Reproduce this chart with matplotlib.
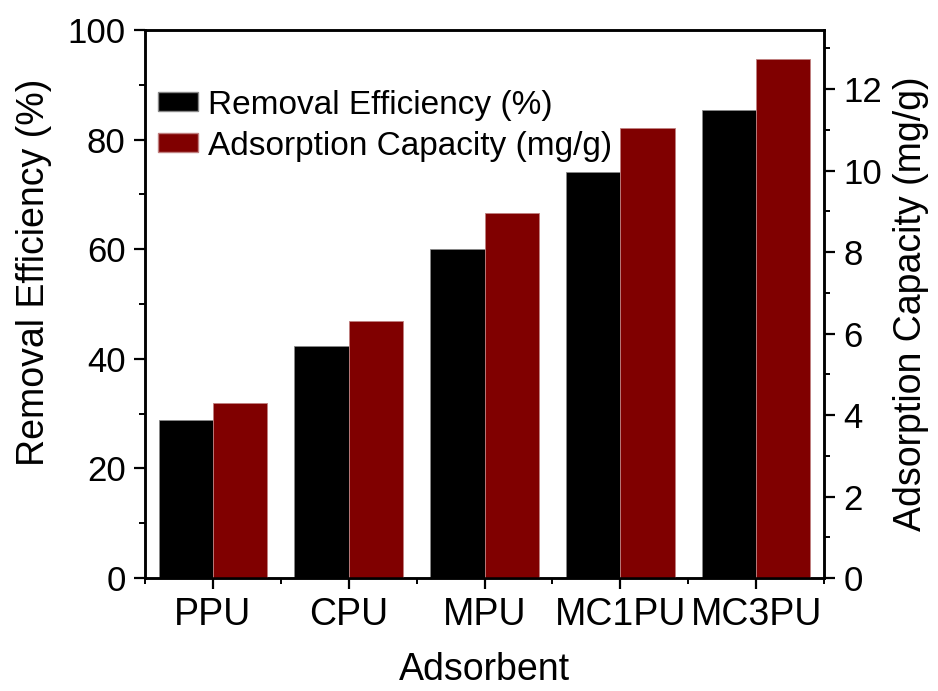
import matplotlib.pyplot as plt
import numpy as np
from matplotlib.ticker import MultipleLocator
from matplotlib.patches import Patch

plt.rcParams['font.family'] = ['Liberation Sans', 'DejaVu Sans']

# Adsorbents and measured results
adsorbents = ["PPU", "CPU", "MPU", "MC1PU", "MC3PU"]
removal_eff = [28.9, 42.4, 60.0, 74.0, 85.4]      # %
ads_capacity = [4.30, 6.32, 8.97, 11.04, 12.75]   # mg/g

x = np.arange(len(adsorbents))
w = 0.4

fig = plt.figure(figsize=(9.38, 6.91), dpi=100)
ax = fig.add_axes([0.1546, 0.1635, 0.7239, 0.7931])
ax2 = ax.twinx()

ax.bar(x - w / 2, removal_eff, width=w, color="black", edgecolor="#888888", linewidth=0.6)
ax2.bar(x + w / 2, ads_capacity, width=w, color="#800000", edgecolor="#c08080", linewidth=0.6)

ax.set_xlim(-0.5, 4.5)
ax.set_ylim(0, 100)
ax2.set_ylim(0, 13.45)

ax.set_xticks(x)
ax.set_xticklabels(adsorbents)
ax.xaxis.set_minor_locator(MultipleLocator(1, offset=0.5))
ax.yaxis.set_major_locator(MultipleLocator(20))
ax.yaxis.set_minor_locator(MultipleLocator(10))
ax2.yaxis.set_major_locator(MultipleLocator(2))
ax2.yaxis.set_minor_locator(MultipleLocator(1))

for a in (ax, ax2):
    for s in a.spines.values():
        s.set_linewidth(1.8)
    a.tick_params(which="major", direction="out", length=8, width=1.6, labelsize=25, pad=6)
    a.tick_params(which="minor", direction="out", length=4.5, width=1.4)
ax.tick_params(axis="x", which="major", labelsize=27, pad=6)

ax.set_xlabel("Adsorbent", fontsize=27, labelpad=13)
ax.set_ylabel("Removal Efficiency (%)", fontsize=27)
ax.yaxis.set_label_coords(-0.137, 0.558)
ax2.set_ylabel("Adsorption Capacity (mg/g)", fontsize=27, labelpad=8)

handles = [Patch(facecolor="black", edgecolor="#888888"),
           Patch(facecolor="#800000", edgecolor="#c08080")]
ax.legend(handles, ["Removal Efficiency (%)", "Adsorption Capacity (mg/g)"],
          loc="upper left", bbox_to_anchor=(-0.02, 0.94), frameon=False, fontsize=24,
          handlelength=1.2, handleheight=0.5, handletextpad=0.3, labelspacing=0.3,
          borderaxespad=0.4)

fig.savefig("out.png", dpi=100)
#####
Task to complete = Repeat the material above word for word and skip every image in it.

Task solution =
Reproduce this chart with matplotlib.
import matplotlib.pyplot as plt
import numpy as np
from matplotlib.ticker import MultipleLocator
from matplotlib.patches import Patch

plt.rcParams['font.family'] = ['Liberation Sans', 'DejaVu Sans']

# Adsorbents and measured results
adsorbents = ["PPU", "CPU", "MPU", "MC1PU", "MC3PU"]
removal_eff = [28.9, 42.4, 60.0, 74.0, 85.4]      # %
ads_capacity = [4.30, 6.32, 8.97, 11.04, 12.75]   # mg/g

x = np.arange(len(adsorbents))
w = 0.4

fig = plt.figure(figsize=(9.38, 6.91), dpi=100)
ax = fig.add_axes([0.1546, 0.1635, 0.7239, 0.7931])
ax2 = ax.twinx()

ax.bar(x - w / 2, removal_eff, width=w, color="black", edgecolor="#888888", linewidth=0.6)
ax2.bar(x + w / 2, ads_capacity, width=w, color="#800000", edgecolor="#c08080", linewidth=0.6)

ax.set_xlim(-0.5, 4.5)
ax.set_ylim(0, 100)
ax2.set_ylim(0, 13.45)

ax.set_xticks(x)
ax.set_xticklabels(adsorbents)
ax.xaxis.set_minor_locator(MultipleLocator(1, offset=0.5))
ax.yaxis.set_major_locator(MultipleLocator(20))
ax.yaxis.set_minor_locator(MultipleLocator(10))
ax2.yaxis.set_major_locator(MultipleLocator(2))
ax2.yaxis.set_minor_locator(MultipleLocator(1))

for a in (ax, ax2):
    for s in a.spines.values():
        s.set_linewidth(1.8)
    a.tick_params(which="major", direction="out", length=8, width=1.6, labelsize=25, pad=6)
    a.tick_params(which="minor", direction="out", length=4.5, width=1.4)
ax.tick_params(axis="x", which="major", labelsize=27, pad=6)

ax.set_xlabel("Adsorbent", fontsize=27, labelpad=13)
ax.set_ylabel("Removal Efficiency (%)", fontsize=27)
ax.yaxis.set_label_coords(-0.137, 0.558)
ax2.set_ylabel("Adsorption Capacity (mg/g)", fontsize=27, labelpad=8)

handles = [Patch(facecolor="black", edgecolor="#888888"),
           Patch(facecolor="#800000", edgecolor="#c08080")]
ax.legend(handles, ["Removal Efficiency (%)", "Adsorption Capacity (mg/g)"],
          loc="upper left", bbox_to_anchor=(-0.02, 0.94), frameon=False, fontsize=24,
          handlelength=1.2, handleheight=0.5, handletextpad=0.3, labelspacing=0.3,
          borderaxespad=0.4)

fig.savefig("out.png", dpi=100)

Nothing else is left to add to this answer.